If an XML document contains references to general entities
within the body of its elements, the DOM-compliant parser may pass
these references along as EntityReference
nodes. This behavior is
not guaranteed because the parser is free to expand any entity or
character reference included with the actual Unicode character
sequence it represents. The EntityReference
interface, derived from
Node
, has no interface-specific
attributes or methods.
The character data of an XML document is stored within
Text
nodes. Text
nodes are children of either
Element
or Attr
nodes. After parsing, every
contiguous block of character data from the original XML document
is translated directly into a single Text
node. Once the document has been
parsed, however, it is possible that the client application may
insert, delete, and split Text
nodes so that Text
nodes may be
side by side within the document tree. Table 19-14 describes the
Text
interface.
The splitText
method
provides a way to split a single Text
node into two nodes at a given
point.
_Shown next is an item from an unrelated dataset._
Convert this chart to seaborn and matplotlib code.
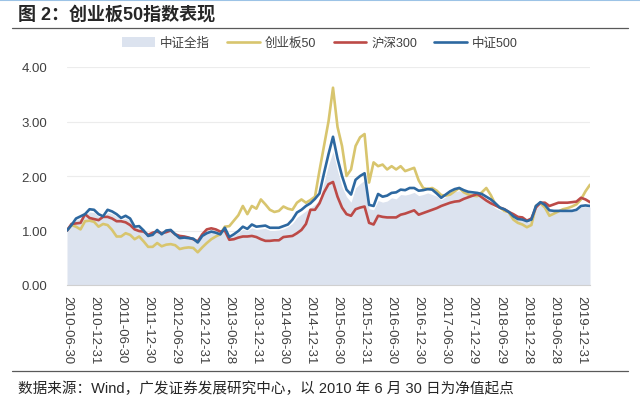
import numpy as np
import pandas as pd
import matplotlib
matplotlib.use("Agg")
import matplotlib.pyplot as plt
from matplotlib.patches import Patch
from matplotlib.lines import Line2D
import seaborn as sns

# ---------------- data (monthly, 2010-06 .. 2020-02) ----------------
tick_labels = ["2010-06-30", "2010-12-31", "2011-06-30", "2011-12-30", "2012-06-29",
               "2012-12-31", "2013-06-28", "2013-12-31", "2014-06-30", "2014-12-31",
               "2015-06-30", "2015-12-31", "2016-06-30", "2016-12-30", "2017-06-30",
               "2017-12-29", "2018-06-29", "2018-12-28", "2019-06-28", "2019-12-31"]

csi_all = [1.00, 1.09, 1.19, 1.22, 1.27, 1.34, 1.33, 1.26, 1.23, 1.33,
           1.31, 1.26, 1.20, 1.23, 1.18, 1.05, 1.05, 0.98, 0.90, 0.92,
           0.99, 0.92, 0.98, 0.99, 0.92, 0.86, 0.86, 0.85, 0.84, 0.78,
           0.89, 0.95, 0.97, 0.95, 0.92, 1.02, 0.87, 0.91, 0.96, 1.02,
           1.00, 1.05, 1.02, 1.03, 1.04, 1.00, 1.00, 1.01, 1.03, 1.07,
           1.13, 1.24, 1.30, 1.36, 1.42, 1.48, 1.56, 1.88, 2.20, 2.45,
           2.10, 1.80, 1.62, 1.52, 1.78, 1.86, 1.92, 1.40, 1.38, 1.55,
           1.52, 1.54, 1.60, 1.58, 1.66, 1.65, 1.67, 1.70, 1.64, 1.66,
           1.69, 1.66, 1.63, 1.56, 1.62, 1.67, 1.71, 1.73, 1.68, 1.66,
           1.66, 1.63, 1.62, 1.56, 1.48, 1.41, 1.37, 1.34, 1.30, 1.23,
           1.19, 1.18, 1.15, 1.17, 1.40, 1.48, 1.44, 1.35, 1.34, 1.34,
           1.35, 1.35, 1.35, 1.37, 1.43, 1.44, 1.43]

chinext50 = [1.00, 1.10, 1.07, 1.02, 1.17, 1.18, 1.16, 1.07, 1.12, 1.10,
             1.01, 0.89, 0.89, 0.95, 0.92, 0.84, 0.89, 0.80, 0.70, 0.70,
             0.77, 0.71, 0.74, 0.75, 0.73, 0.66, 0.68, 0.69, 0.68, 0.60,
             0.69, 0.77, 0.84, 0.89, 0.93, 1.07, 1.08, 1.18, 1.28, 1.45,
             1.30, 1.45, 1.40, 1.57, 1.48, 1.38, 1.34, 1.36, 1.44, 1.40,
             1.38, 1.51, 1.57, 1.51, 1.56, 1.62, 2.10, 2.55, 3.00, 3.62,
             2.90, 2.55, 2.00, 2.12, 2.55, 2.71, 2.77, 1.88, 2.25, 2.18,
             2.21, 2.12, 2.18, 2.12, 2.18, 2.09, 2.12, 2.15, 1.92, 1.78,
             1.76, 1.78, 1.73, 1.65, 1.64, 1.66, 1.72, 1.78, 1.70, 1.66,
             1.64, 1.63, 1.70, 1.78, 1.65, 1.48, 1.42, 1.36, 1.33, 1.20,
             1.14, 1.11, 1.06, 1.10, 1.45, 1.50, 1.42, 1.27, 1.31, 1.35,
             1.39, 1.41, 1.44, 1.48, 1.57, 1.72, 1.84]

hs300 = [1.00, 1.12, 1.13, 1.14, 1.30, 1.23, 1.21, 1.19, 1.25, 1.25,
         1.22, 1.17, 1.17, 1.15, 1.10, 1.02, 0.99, 0.98, 0.92, 0.96,
         0.98, 0.95, 0.97, 1.00, 0.93, 0.90, 0.89, 0.87, 0.84, 0.80,
         0.93, 1.02, 1.04, 1.02, 0.98, 1.00, 0.83, 0.84, 0.87, 0.89,
         0.89, 0.90, 0.88, 0.84, 0.81, 0.81, 0.82, 0.82, 0.88, 0.89,
         0.90, 0.95, 1.01, 1.12, 1.38, 1.38, 1.50, 1.70, 1.85, 1.89,
         1.62, 1.42, 1.30, 1.27, 1.39, 1.42, 1.44, 1.14, 1.11, 1.27,
         1.25, 1.24, 1.24, 1.24, 1.29, 1.31, 1.34, 1.37, 1.29, 1.32,
         1.35, 1.38, 1.41, 1.45, 1.48, 1.51, 1.53, 1.54, 1.58, 1.61,
         1.64, 1.67, 1.61, 1.55, 1.50, 1.46, 1.42, 1.39, 1.34, 1.30,
         1.25, 1.24, 1.18, 1.22, 1.42, 1.51, 1.51, 1.45, 1.48, 1.51,
         1.51, 1.51, 1.52, 1.53, 1.60, 1.57, 1.52]

csi500 = [1.00, 1.10, 1.22, 1.26, 1.30, 1.39, 1.38, 1.30, 1.26, 1.38,
          1.35, 1.30, 1.23, 1.27, 1.22, 1.07, 1.08, 1.00, 0.90, 0.92,
          1.01, 0.93, 1.00, 1.01, 0.93, 0.86, 0.87, 0.86, 0.85, 0.78,
          0.90, 0.95, 0.98, 0.96, 0.93, 1.05, 0.88, 0.93, 0.99, 1.07,
          1.03, 1.11, 1.07, 1.08, 1.09, 1.05, 1.05, 1.05, 1.08, 1.11,
          1.20, 1.33, 1.38, 1.45, 1.50, 1.58, 1.68, 2.05, 2.40, 2.72,
          2.32, 2.00, 1.75, 1.66, 1.93, 2.00, 2.05, 1.47, 1.45, 1.67,
          1.62, 1.64, 1.69, 1.70, 1.75, 1.74, 1.78, 1.78, 1.73, 1.74,
          1.76, 1.75, 1.68, 1.60, 1.66, 1.72, 1.76, 1.78, 1.74, 1.71,
          1.70, 1.69, 1.67, 1.62, 1.57, 1.50, 1.42, 1.39, 1.34, 1.26,
          1.21, 1.20, 1.17, 1.20, 1.45, 1.52, 1.47, 1.37, 1.36, 1.36,
          1.36, 1.36, 1.36, 1.38, 1.45, 1.46, 1.45]

series_names = ["中证全指", "创业板50", "沪深300", "中证500"]
line_colors = {"创业板50": "#D8C56E", "沪深300": "#BC4A47", "中证500": "#2D68A0"}
area_color = "#DCE3EF"

month = np.arange(len(csi500))
tick_pos = np.arange(0, len(csi500), 6)[:len(tick_labels)]

long = pd.DataFrame({
    "m": np.concatenate([month, month, month]),
    "v": np.concatenate([chinext50, hs300, csi500]),
    "s": ["创业板50"] * len(month) + ["沪深300"] * len(month) + ["中证500"] * len(month),
})

# ---------------- style ----------------
sns.set_style("white")
plt.rcParams["font.family"] = ["Liberation Sans", "Noto Sans CJK SC"]
plt.rcParams["axes.unicode_minus"] = False

fig = plt.figure(figsize=(6.4, 4.06), dpi=100)
ax = fig.add_axes([67 / 640, 1 - 286 / 406, 523 / 640, 218 / 406])

ax.fill_between(month, 0, csi_all, color=area_color, linewidth=0, zorder=1)
sns.lineplot(data=long, x="m", y="v", hue="s", hue_order=["创业板50", "沪深300", "中证500"],
             palette=line_colors, linewidth=1.9, ax=ax, legend=False, zorder=3)

ax.set_xlim(0, len(month) - 1)
ax.set_ylim(0, 4.0)
ax.set_yticks([0, 1, 2, 3, 4])
ax.set_yticklabels([f"{v:.2f}" for v in [0, 1, 2, 3, 4]])
ax.set_xticks(tick_pos)
ax.set_xticklabels(tick_labels, rotation=-90, fontsize=9.5, color="#404040")
ax.set_xticks(month, minor=True)
ax.tick_params(axis="x", which="both", length=3, color="#c8c8c8", width=0.8, pad=4)
ax.tick_params(axis="y", length=0, labelsize=9.5, labelcolor="#404040", pad=14)
ax.set_xlabel("")
ax.set_ylabel("")
ax.yaxis.grid(True, color="#ececec", linewidth=0.8, zorder=0)
ax.set_axisbelow(True)
for sp in ["left", "right", "top"]:
    ax.spines[sp].set_visible(False)
ax.spines["bottom"].set_color("#d0d0d0")
ax.spines["bottom"].set_linewidth(0.8)

# legend
handles = [Patch(facecolor=area_color, edgecolor="none")] + \
          [Line2D([0], [0], color=line_colors[n], linewidth=1.9) for n in series_names[1:]]
fig.legend(handles, series_names, loc="center", bbox_to_anchor=(0.5, 1 - 44 / 406), ncol=4,
           frameon=False, fontsize=9, handlelength=2.6, handleheight=0.8, columnspacing=1.4,
           handletextpad=0.4, labelcolor="#404040")

# title and frame lines
fig.add_artist(Line2D([0, 1], [1 - 1 / 406, 1 - 1 / 406], color="#9CC3E6", linewidth=1.5))
fig.text(18 / 640, 1 - 15 / 406, "图 2：创业板50指数表现", fontsize=13, fontweight="bold",
         color="#262626", va="center", ha="left")
fig.add_artist(Line2D([12 / 640, 628 / 640], [1 - 29 / 406, 1 - 29 / 406], color="#595959", linewidth=0.9))
fig.add_artist(Line2D([12 / 640, 628 / 640], [1 - 372 / 406, 1 - 372 / 406], color="#595959", linewidth=0.9))
fig.text(18 / 640, 1 - 389 / 406, "数据来源：Wind，广发证券发展研究中心，以 2010 年 6 月 30 日为净值起点",
         fontsize=10.5, color="#262626", va="center", ha="left")

fig.savefig("out.png", dpi=100)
This split would be useful if an editing application wished
to insert additional markup nodes into an existing island of
character data. After the split, it is possible to insert
additional nodes into the resulting gap.
Another useful addition (introduced in Level 3) is the
wholeText
attribute. This
attribute returns all of the text contained in the selected
Text
node, as well as any
adjacent Text
nodes, in
document order. Prior to Level 3, it was necessary to enumerate
all children of a given node and concatenate them manually to get
the entire text contained within a node.